══ TASK INPUT

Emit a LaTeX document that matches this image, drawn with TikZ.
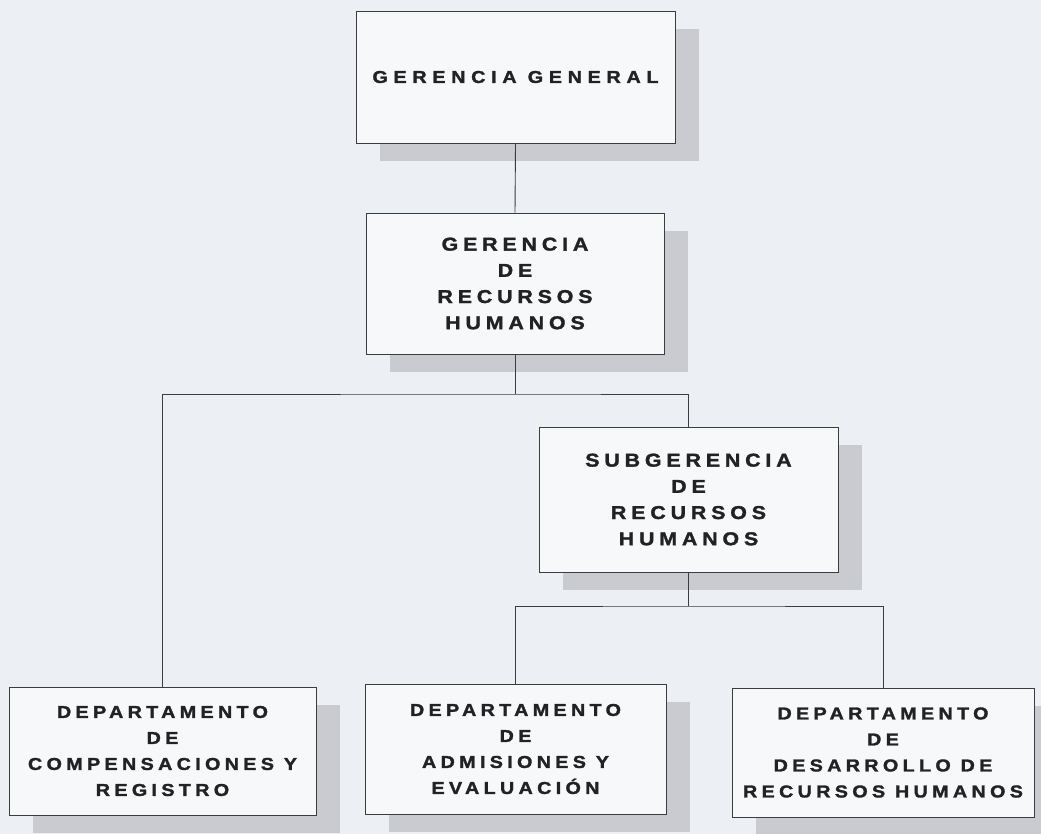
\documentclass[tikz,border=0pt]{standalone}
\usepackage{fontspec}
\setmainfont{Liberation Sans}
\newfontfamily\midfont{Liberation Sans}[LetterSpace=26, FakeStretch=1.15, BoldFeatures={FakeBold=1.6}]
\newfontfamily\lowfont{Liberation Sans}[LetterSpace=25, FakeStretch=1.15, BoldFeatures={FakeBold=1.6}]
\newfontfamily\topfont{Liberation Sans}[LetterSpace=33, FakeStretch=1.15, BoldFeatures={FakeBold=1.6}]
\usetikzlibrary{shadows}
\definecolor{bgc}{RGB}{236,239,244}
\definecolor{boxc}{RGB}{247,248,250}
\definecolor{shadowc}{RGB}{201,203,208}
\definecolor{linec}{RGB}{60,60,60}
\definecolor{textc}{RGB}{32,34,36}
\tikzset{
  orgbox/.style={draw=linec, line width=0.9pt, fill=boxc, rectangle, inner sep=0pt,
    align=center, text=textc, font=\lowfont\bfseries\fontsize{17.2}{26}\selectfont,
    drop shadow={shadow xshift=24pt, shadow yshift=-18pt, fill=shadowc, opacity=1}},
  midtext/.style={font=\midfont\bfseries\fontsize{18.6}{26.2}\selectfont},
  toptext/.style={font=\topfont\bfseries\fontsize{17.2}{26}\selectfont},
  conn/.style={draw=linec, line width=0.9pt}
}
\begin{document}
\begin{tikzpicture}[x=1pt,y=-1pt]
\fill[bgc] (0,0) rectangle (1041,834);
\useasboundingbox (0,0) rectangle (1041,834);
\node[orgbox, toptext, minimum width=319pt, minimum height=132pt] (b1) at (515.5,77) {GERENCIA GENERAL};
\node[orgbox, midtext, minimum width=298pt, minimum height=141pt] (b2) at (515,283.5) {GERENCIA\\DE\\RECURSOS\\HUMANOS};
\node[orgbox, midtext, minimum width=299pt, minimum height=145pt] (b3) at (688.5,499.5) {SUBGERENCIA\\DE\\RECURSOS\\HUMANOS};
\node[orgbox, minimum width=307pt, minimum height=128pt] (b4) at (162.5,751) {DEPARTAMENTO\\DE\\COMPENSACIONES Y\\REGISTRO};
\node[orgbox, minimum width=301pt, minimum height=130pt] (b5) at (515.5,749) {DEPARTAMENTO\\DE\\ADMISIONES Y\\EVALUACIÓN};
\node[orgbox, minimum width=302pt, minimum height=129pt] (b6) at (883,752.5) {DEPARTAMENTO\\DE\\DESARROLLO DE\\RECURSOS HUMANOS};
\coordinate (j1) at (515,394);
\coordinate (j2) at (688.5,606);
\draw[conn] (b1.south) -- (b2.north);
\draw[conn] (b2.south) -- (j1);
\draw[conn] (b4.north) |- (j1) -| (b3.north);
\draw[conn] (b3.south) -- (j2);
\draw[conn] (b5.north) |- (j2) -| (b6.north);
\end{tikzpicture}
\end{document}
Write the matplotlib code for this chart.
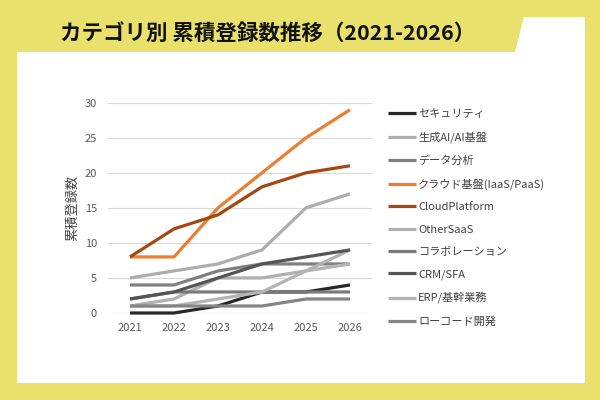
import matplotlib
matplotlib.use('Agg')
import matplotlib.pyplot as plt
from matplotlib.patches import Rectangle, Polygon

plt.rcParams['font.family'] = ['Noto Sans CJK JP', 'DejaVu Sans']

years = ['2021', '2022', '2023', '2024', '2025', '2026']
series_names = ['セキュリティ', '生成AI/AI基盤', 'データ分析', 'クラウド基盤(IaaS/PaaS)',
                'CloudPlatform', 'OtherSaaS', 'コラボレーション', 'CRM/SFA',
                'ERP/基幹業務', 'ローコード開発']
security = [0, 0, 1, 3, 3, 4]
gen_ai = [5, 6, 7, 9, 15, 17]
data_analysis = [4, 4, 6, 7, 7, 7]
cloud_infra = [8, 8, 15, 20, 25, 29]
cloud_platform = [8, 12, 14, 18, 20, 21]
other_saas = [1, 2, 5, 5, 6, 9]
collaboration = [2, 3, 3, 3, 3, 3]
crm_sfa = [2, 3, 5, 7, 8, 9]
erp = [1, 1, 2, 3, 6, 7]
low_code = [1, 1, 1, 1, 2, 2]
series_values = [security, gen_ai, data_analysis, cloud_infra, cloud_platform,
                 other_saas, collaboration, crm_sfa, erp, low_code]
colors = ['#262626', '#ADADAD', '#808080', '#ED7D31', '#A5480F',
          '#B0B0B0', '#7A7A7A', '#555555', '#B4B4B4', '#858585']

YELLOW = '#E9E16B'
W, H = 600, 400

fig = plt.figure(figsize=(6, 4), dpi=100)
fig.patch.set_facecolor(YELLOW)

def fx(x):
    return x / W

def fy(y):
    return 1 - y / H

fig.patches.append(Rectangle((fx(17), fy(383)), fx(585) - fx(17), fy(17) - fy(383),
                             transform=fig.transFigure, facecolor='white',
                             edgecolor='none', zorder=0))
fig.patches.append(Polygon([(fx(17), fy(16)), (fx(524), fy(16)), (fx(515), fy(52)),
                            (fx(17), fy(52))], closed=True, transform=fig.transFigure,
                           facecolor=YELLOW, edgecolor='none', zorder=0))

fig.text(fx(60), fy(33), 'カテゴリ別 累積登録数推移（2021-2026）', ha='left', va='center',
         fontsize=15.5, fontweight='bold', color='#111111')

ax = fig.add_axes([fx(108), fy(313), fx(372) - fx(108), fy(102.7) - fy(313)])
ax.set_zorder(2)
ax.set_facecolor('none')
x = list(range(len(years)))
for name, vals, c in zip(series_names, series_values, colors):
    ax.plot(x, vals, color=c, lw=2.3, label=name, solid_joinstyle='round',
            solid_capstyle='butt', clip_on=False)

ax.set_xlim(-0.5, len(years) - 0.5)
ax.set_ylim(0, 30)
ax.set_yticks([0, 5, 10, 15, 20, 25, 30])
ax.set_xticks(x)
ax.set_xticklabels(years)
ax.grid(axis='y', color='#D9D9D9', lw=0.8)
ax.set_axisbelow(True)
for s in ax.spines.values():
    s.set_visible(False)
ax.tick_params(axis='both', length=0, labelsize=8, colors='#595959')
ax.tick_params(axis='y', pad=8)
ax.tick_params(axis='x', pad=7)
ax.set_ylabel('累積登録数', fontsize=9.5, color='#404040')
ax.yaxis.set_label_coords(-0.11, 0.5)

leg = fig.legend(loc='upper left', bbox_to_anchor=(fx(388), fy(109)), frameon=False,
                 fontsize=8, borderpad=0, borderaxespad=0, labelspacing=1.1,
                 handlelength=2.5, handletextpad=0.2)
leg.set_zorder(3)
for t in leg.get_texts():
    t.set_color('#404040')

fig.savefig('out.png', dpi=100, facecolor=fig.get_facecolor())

════

*EXERCISE TASK:* Beginning at the line above that contains "Write the matplotlib code for this chart.", repeat each line exactly through the one that contains "solid_capstyle='butt', clip_on=False)", and leave out the pictures.

*ANSWER TO THE PROBLEM:*
Write the matplotlib code for this chart.
import matplotlib
matplotlib.use('Agg')
import matplotlib.pyplot as plt
from matplotlib.patches import Rectangle, Polygon

plt.rcParams['font.family'] = ['Noto Sans CJK JP', 'DejaVu Sans']

years = ['2021', '2022', '2023', '2024', '2025', '2026']
series_names = ['セキュリティ', '生成AI/AI基盤', 'データ分析', 'クラウド基盤(IaaS/PaaS)',
                'CloudPlatform', 'OtherSaaS', 'コラボレーション', 'CRM/SFA',
                'ERP/基幹業務', 'ローコード開発']
security = [0, 0, 1, 3, 3, 4]
gen_ai = [5, 6, 7, 9, 15, 17]
data_analysis = [4, 4, 6, 7, 7, 7]
cloud_infra = [8, 8, 15, 20, 25, 29]
cloud_platform = [8, 12, 14, 18, 20, 21]
other_saas = [1, 2, 5, 5, 6, 9]
collaboration = [2, 3, 3, 3, 3, 3]
crm_sfa = [2, 3, 5, 7, 8, 9]
erp = [1, 1, 2, 3, 6, 7]
low_code = [1, 1, 1, 1, 2, 2]
series_values = [security, gen_ai, data_analysis, cloud_infra, cloud_platform,
                 other_saas, collaboration, crm_sfa, erp, low_code]
colors = ['#262626', '#ADADAD', '#808080', '#ED7D31', '#A5480F',
          '#B0B0B0', '#7A7A7A', '#555555', '#B4B4B4', '#858585']

YELLOW = '#E9E16B'
W, H = 600, 400

fig = plt.figure(figsize=(6, 4), dpi=100)
fig.patch.set_facecolor(YELLOW)

def fx(x):
    return x / W

def fy(y):
    return 1 - y / H

fig.patches.append(Rectangle((fx(17), fy(383)), fx(585) - fx(17), fy(17) - fy(383),
                             transform=fig.transFigure, facecolor='white',
                             edgecolor='none', zorder=0))
fig.patches.append(Polygon([(fx(17), fy(16)), (fx(524), fy(16)), (fx(515), fy(52)),
                            (fx(17), fy(52))], closed=True, transform=fig.transFigure,
                           facecolor=YELLOW, edgecolor='none', zorder=0))

fig.text(fx(60), fy(33), 'カテゴリ別 累積登録数推移（2021-2026）', ha='left', va='center',
         fontsize=15.5, fontweight='bold', color='#111111')

ax = fig.add_axes([fx(108), fy(313), fx(372) - fx(108), fy(102.7) - fy(313)])
ax.set_zorder(2)
ax.set_facecolor('none')
x = list(range(len(years)))
for name, vals, c in zip(series_names, series_values, colors):
    ax.plot(x, vals, color=c, lw=2.3, label=name, solid_joinstyle='round',
            solid_capstyle='butt', clip_on=False)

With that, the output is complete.